■ **Exercise instructions**
Write out the material exactly, with the pictures left out.

■ **Data**
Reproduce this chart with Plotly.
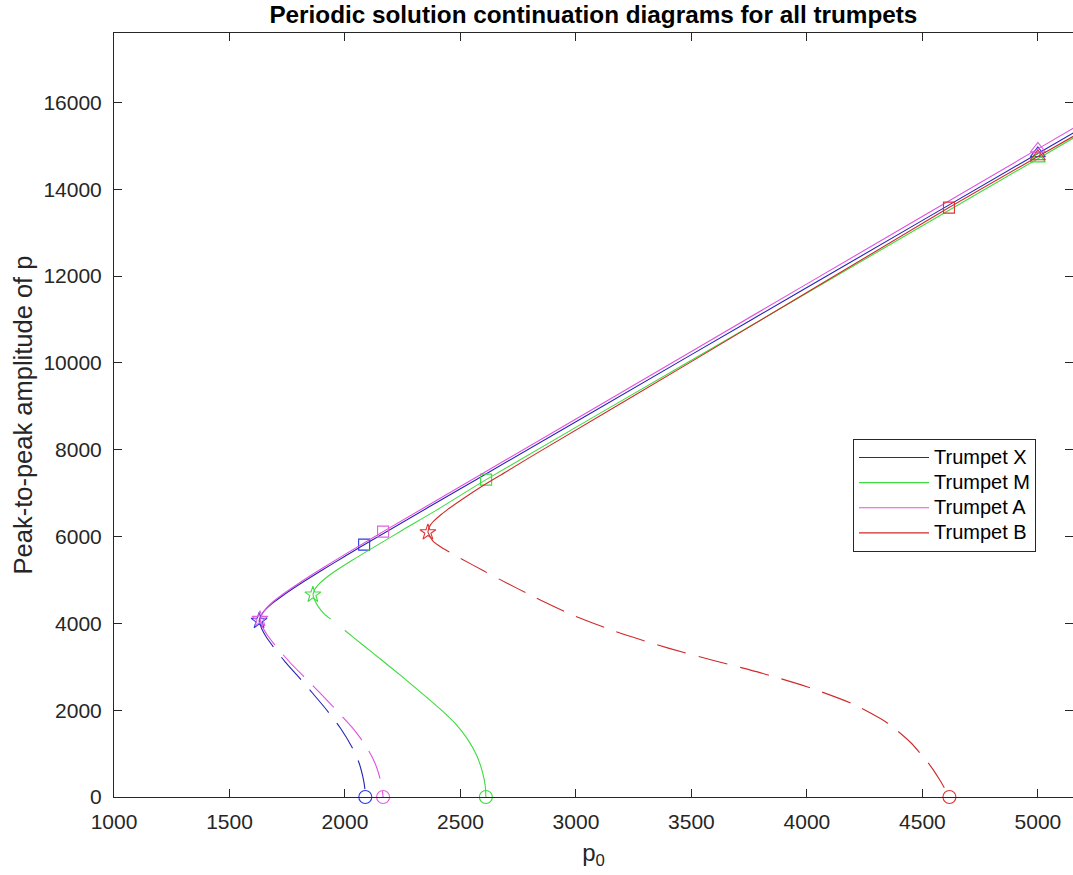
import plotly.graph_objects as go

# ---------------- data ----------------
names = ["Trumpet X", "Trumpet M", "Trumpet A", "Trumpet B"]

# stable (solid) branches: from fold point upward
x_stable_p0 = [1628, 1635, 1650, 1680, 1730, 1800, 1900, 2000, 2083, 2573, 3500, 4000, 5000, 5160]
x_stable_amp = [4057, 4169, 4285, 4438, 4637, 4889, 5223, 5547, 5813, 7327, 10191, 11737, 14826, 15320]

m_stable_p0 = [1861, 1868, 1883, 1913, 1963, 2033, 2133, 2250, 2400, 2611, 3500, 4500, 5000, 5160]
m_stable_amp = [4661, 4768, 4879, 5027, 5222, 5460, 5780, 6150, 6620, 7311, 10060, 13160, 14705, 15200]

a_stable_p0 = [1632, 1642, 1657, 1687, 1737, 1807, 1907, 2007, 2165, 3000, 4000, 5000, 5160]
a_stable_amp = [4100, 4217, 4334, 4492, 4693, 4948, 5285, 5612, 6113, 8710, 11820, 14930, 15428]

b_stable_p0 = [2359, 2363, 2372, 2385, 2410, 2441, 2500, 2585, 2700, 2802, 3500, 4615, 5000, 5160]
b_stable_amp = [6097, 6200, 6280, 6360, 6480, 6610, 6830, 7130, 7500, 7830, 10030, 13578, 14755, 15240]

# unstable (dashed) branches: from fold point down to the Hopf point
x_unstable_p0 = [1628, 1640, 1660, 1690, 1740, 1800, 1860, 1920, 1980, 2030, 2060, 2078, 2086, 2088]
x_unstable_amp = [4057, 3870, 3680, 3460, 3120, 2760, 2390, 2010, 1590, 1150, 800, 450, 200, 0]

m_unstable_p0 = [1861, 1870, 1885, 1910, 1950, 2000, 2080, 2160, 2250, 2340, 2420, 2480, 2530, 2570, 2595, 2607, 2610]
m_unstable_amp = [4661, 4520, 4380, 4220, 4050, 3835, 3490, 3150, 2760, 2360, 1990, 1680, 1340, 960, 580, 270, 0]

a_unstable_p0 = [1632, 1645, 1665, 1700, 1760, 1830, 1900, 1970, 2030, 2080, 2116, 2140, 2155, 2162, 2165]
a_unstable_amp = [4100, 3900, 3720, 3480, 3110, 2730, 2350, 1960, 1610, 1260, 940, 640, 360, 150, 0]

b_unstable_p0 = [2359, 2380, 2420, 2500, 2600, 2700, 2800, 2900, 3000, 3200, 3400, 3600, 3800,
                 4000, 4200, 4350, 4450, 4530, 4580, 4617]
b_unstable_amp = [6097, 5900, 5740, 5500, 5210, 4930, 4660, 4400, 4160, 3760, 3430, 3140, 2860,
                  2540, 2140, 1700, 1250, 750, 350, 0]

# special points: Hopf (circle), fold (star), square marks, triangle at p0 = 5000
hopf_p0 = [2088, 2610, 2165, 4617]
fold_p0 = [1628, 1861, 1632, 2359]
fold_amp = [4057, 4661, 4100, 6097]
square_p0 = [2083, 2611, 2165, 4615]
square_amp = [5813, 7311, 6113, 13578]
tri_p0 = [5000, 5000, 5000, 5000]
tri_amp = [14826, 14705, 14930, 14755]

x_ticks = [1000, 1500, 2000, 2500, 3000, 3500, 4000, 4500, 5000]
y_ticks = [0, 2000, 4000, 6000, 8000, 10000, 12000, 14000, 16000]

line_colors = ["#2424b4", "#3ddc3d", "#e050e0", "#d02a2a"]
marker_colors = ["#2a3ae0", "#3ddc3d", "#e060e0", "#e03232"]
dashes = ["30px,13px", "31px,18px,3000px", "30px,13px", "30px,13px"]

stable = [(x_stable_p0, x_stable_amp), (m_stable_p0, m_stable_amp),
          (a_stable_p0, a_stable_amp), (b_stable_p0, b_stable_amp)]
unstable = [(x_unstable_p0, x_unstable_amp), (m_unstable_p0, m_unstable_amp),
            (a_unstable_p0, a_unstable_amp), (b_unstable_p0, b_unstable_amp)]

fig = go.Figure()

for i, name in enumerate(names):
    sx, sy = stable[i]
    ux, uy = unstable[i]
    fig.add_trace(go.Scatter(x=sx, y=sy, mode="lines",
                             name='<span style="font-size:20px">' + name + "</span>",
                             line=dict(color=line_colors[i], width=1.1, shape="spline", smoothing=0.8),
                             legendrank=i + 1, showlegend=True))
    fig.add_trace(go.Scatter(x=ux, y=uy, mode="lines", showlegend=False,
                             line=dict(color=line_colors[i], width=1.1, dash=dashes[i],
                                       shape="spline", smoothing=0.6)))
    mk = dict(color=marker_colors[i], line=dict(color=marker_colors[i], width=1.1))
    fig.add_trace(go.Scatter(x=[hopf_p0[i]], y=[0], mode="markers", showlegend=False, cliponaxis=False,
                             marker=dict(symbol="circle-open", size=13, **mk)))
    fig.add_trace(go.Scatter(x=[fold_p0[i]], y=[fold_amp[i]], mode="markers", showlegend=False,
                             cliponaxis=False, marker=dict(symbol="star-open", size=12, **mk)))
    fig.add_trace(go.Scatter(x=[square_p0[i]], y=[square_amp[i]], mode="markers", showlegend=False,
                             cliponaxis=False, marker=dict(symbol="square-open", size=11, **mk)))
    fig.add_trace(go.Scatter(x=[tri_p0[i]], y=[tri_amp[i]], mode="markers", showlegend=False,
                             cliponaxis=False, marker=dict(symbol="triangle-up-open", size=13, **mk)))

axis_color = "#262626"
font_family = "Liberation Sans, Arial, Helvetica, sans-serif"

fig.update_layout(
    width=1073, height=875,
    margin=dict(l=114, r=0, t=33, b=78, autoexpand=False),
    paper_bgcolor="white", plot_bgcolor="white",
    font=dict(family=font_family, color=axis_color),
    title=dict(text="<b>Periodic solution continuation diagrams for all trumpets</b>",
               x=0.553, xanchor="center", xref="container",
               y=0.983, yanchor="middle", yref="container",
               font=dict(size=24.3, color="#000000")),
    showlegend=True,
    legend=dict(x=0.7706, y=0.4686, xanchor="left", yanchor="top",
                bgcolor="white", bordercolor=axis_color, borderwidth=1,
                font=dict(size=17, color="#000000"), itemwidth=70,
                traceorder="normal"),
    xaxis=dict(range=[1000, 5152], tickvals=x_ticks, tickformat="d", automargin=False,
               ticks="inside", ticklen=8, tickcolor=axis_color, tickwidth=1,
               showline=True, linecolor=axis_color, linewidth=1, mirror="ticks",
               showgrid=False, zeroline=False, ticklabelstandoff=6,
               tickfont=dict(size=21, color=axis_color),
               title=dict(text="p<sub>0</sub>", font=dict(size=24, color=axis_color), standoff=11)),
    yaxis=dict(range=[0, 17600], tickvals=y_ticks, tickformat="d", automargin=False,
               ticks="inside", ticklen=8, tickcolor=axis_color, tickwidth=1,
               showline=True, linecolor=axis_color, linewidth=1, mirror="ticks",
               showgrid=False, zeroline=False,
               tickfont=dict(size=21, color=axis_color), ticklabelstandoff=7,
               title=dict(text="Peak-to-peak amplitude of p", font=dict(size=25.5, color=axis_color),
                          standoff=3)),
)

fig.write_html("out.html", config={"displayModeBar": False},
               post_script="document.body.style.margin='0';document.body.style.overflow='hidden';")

■ **Exercise result**
Reproduce this chart with Plotly.
import plotly.graph_objects as go

# ---------------- data ----------------
names = ["Trumpet X", "Trumpet M", "Trumpet A", "Trumpet B"]

# stable (solid) branches: from fold point upward
x_stable_p0 = [1628, 1635, 1650, 1680, 1730, 1800, 1900, 2000, 2083, 2573, 3500, 4000, 5000, 5160]
x_stable_amp = [4057, 4169, 4285, 4438, 4637, 4889, 5223, 5547, 5813, 7327, 10191, 11737, 14826, 15320]

m_stable_p0 = [1861, 1868, 1883, 1913, 1963, 2033, 2133, 2250, 2400, 2611, 3500, 4500, 5000, 5160]
m_stable_amp = [4661, 4768, 4879, 5027, 5222, 5460, 5780, 6150, 6620, 7311, 10060, 13160, 14705, 15200]

a_stable_p0 = [1632, 1642, 1657, 1687, 1737, 1807, 1907, 2007, 2165, 3000, 4000, 5000, 5160]
a_stable_amp = [4100, 4217, 4334, 4492, 4693, 4948, 5285, 5612, 6113, 8710, 11820, 14930, 15428]

b_stable_p0 = [2359, 2363, 2372, 2385, 2410, 2441, 2500, 2585, 2700, 2802, 3500, 4615, 5000, 5160]
b_stable_amp = [6097, 6200, 6280, 6360, 6480, 6610, 6830, 7130, 7500, 7830, 10030, 13578, 14755, 15240]

# unstable (dashed) branches: from fold point down to the Hopf point
x_unstable_p0 = [1628, 1640, 1660, 1690, 1740, 1800, 1860, 1920, 1980, 2030, 2060, 2078, 2086, 2088]
x_unstable_amp = [4057, 3870, 3680, 3460, 3120, 2760, 2390, 2010, 1590, 1150, 800, 450, 200, 0]

m_unstable_p0 = [1861, 1870, 1885, 1910, 1950, 2000, 2080, 2160, 2250, 2340, 2420, 2480, 2530, 2570, 2595, 2607, 2610]
m_unstable_amp = [4661, 4520, 4380, 4220, 4050, 3835, 3490, 3150, 2760, 2360, 1990, 1680, 1340, 960, 580, 270, 0]

a_unstable_p0 = [1632, 1645, 1665, 1700, 1760, 1830, 1900, 1970, 2030, 2080, 2116, 2140, 2155, 2162, 2165]
a_unstable_amp = [4100, 3900, 3720, 3480, 3110, 2730, 2350, 1960, 1610, 1260, 940, 640, 360, 150, 0]

b_unstable_p0 = [2359, 2380, 2420, 2500, 2600, 2700, 2800, 2900, 3000, 3200, 3400, 3600, 3800,
                 4000, 4200, 4350, 4450, 4530, 4580, 4617]
b_unstable_amp = [6097, 5900, 5740, 5500, 5210, 4930, 4660, 4400, 4160, 3760, 3430, 3140, 2860,
                  2540, 2140, 1700, 1250, 750, 350, 0]

# special points: Hopf (circle), fold (star), square marks, triangle at p0 = 5000
hopf_p0 = [2088, 2610, 2165, 4617]
fold_p0 = [1628, 1861, 1632, 2359]
fold_amp = [4057, 4661, 4100, 6097]
square_p0 = [2083, 2611, 2165, 4615]
square_amp = [5813, 7311, 6113, 13578]
tri_p0 = [5000, 5000, 5000, 5000]
tri_amp = [14826, 14705, 14930, 14755]

x_ticks = [1000, 1500, 2000, 2500, 3000, 3500, 4000, 4500, 5000]
y_ticks = [0, 2000, 4000, 6000, 8000, 10000, 12000, 14000, 16000]

line_colors = ["#2424b4", "#3ddc3d", "#e050e0", "#d02a2a"]
marker_colors = ["#2a3ae0", "#3ddc3d", "#e060e0", "#e03232"]
dashes = ["30px,13px", "31px,18px,3000px", "30px,13px", "30px,13px"]

stable = [(x_stable_p0, x_stable_amp), (m_stable_p0, m_stable_amp),
          (a_stable_p0, a_stable_amp), (b_stable_p0, b_stable_amp)]
unstable = [(x_unstable_p0, x_unstable_amp), (m_unstable_p0, m_unstable_amp),
            (a_unstable_p0, a_unstable_amp), (b_unstable_p0, b_unstable_amp)]

fig = go.Figure()

for i, name in enumerate(names):
    sx, sy = stable[i]
    ux, uy = unstable[i]
    fig.add_trace(go.Scatter(x=sx, y=sy, mode="lines",
                             name='<span style="font-size:20px">' + name + "</span>",
                             line=dict(color=line_colors[i], width=1.1, shape="spline", smoothing=0.8),
                             legendrank=i + 1, showlegend=True))
    fig.add_trace(go.Scatter(x=ux, y=uy, mode="lines", showlegend=False,
                             line=dict(color=line_colors[i], width=1.1, dash=dashes[i],
                                       shape="spline", smoothing=0.6)))
    mk = dict(color=marker_colors[i], line=dict(color=marker_colors[i], width=1.1))
    fig.add_trace(go.Scatter(x=[hopf_p0[i]], y=[0], mode="markers", showlegend=False, cliponaxis=False,
                             marker=dict(symbol="circle-open", size=13, **mk)))
    fig.add_trace(go.Scatter(x=[fold_p0[i]], y=[fold_amp[i]], mode="markers", showlegend=False,
                             cliponaxis=False, marker=dict(symbol="star-open", size=12, **mk)))
    fig.add_trace(go.Scatter(x=[square_p0[i]], y=[square_amp[i]], mode="markers", showlegend=False,
                             cliponaxis=False, marker=dict(symbol="square-open", size=11, **mk)))
    fig.add_trace(go.Scatter(x=[tri_p0[i]], y=[tri_amp[i]], mode="markers", showlegend=False,
                             cliponaxis=False, marker=dict(symbol="triangle-up-open", size=13, **mk)))

axis_color = "#262626"
font_family = "Liberation Sans, Arial, Helvetica, sans-serif"

fig.update_layout(
    width=1073, height=875,
    margin=dict(l=114, r=0, t=33, b=78, autoexpand=False),
    paper_bgcolor="white", plot_bgcolor="white",
    font=dict(family=font_family, color=axis_color),
    title=dict(text="<b>Periodic solution continuation diagrams for all trumpets</b>",
               x=0.553, xanchor="center", xref="container",
               y=0.983, yanchor="middle", yref="container",
               font=dict(size=24.3, color="#000000")),
    showlegend=True,
    legend=dict(x=0.7706, y=0.4686, xanchor="left", yanchor="top",
                bgcolor="white", bordercolor=axis_color, borderwidth=1,
                font=dict(size=17, color="#000000"), itemwidth=70,
                traceorder="normal"),
    xaxis=dict(range=[1000, 5152], tickvals=x_ticks, tickformat="d", automargin=False,
               ticks="inside", ticklen=8, tickcolor=axis_color, tickwidth=1,
               showline=True, linecolor=axis_color, linewidth=1, mirror="ticks",
               showgrid=False, zeroline=False, ticklabelstandoff=6,
               tickfont=dict(size=21, color=axis_color),
               title=dict(text="p<sub>0</sub>", font=dict(size=24, color=axis_color), standoff=11)),
    yaxis=dict(range=[0, 17600], tickvals=y_ticks, tickformat="d", automargin=False,
               ticks="inside", ticklen=8, tickcolor=axis_color, tickwidth=1,
               showline=True, linecolor=axis_color, linewidth=1, mirror="ticks",
               showgrid=False, zeroline=False,
               tickfont=dict(size=21, color=axis_color), ticklabelstandoff=7,
               title=dict(text="Peak-to-peak amplitude of p", font=dict(size=25.5, color=axis_color),
                          standoff=3)),
)

fig.write_html("out.html", config={"displayModeBar": False},
               post_script="document.body.style.margin='0';document.body.style.overflow='hidden';")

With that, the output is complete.